El progreso ha llevado al hombre a una huida de la naturaleza. Ese éxodo del agro y de lo natural se ha multiplicado en las últimas décadas con la revolución tecnológica y la gran migración hacía las urbes. Quienes frisamos los cincuenta, hemos comprobado el tránsito de la carta al correo electrónico, de la máquina de escribir y el papel de copia al ordenador, del maestro albañil al aparejador o de la recolección manual de la aceituna o la uva a la cosecha mecanizada y deshumanizada. Pero de todos los avances que el último medio siglo nos ha ‘regalado’ está el móvil y la localización permanente, la información inmediata, los memes, los wasaps y paradójicamente, la necesidad de desconexión en un mundo global y continuamente conectado donde el ahora es pasado a la velocidad de la luz.
En tales condiciones, el hombre, que hace apenas sesenta años calentaba el agua o guisaba en la lumbre, necesita volver a la caverna, a lo primitivo, a lo natural. Se impone la necesidad de la desconexión del mundo. El hombre necesita independizarse del hombre, de lo inmediato. Asilarse del progreso que lo arroya y lo engulle. En pocas palabras: regresar mentalmente a la caverna.
Releyendo a Ortega y Gasset y su prólogo del clásico ‘Veinte años de Caza Mayor’ anoto cómo Ortega denomina a cazar vacaciones de humanidad.

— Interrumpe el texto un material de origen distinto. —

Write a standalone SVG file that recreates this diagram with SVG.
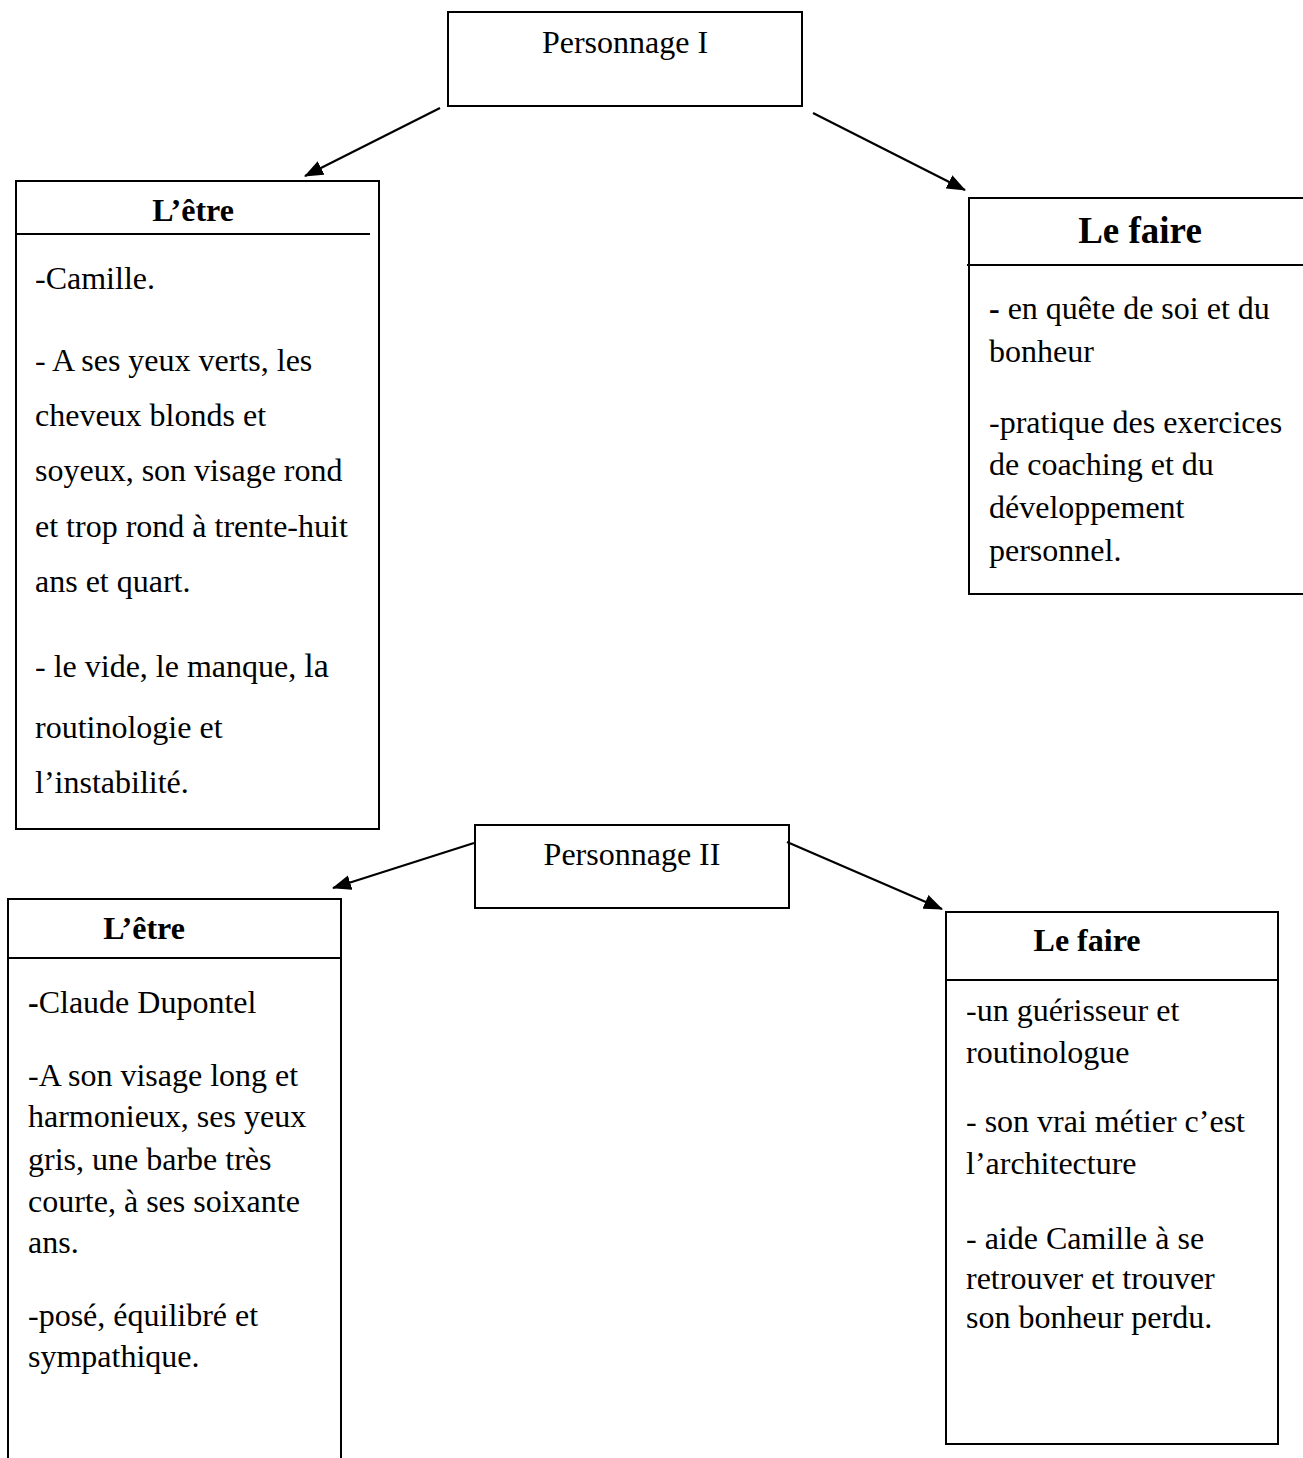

El principio inspirador de la caza deportiva -dice el filósofo- «es perpetuar artificialmente una actividad en su sumo arcaica». Y añade «nos despojamos de las preocupaciones, temple y modo del personaje actual que éramos y rebrota en nosotros el hombre silvestre».
Mirar el fuego nos emboba, nos transporta a la noche de los tiempos. Cuando observamos las ascuas en la noche, o escuchamos el crepitar de la lumbre, nuestros sentidos nos conectan a la prehistoria, al génesis de la especie. Esa es también la gracia de la caza deportiva, la que nos convierte en predadores y nos extrae (aunque sea por unas horas o unos días) de la esclavitud que nos impone estar siempre disponibles o siempre conectados. La persecución de la pieza nos devuelve (seguramente sin pensarlo) a aquellos primeros hombres que no eran ganaderos, que no eran burócratas y que vestían con pieles y vivían en la caza y la recolección. A lo que fuimos, el cazador-recolector. Es ese es uno de los grandes imanes de la caza: su autenticidad, su verdad. Y quizá ello nos impone una reflexión sobre la artificialización de la caza, la utilización de la tecnología sin ningún limite y la humanización de lo indómito. Pero mientras reflexionamos, recreémonos en pensar que lo rural y la venatoria lo son en positivo para el ser humano: volver a su esencia y a lo natural. Regresar a lo atávico, a lo primitivo, al origen.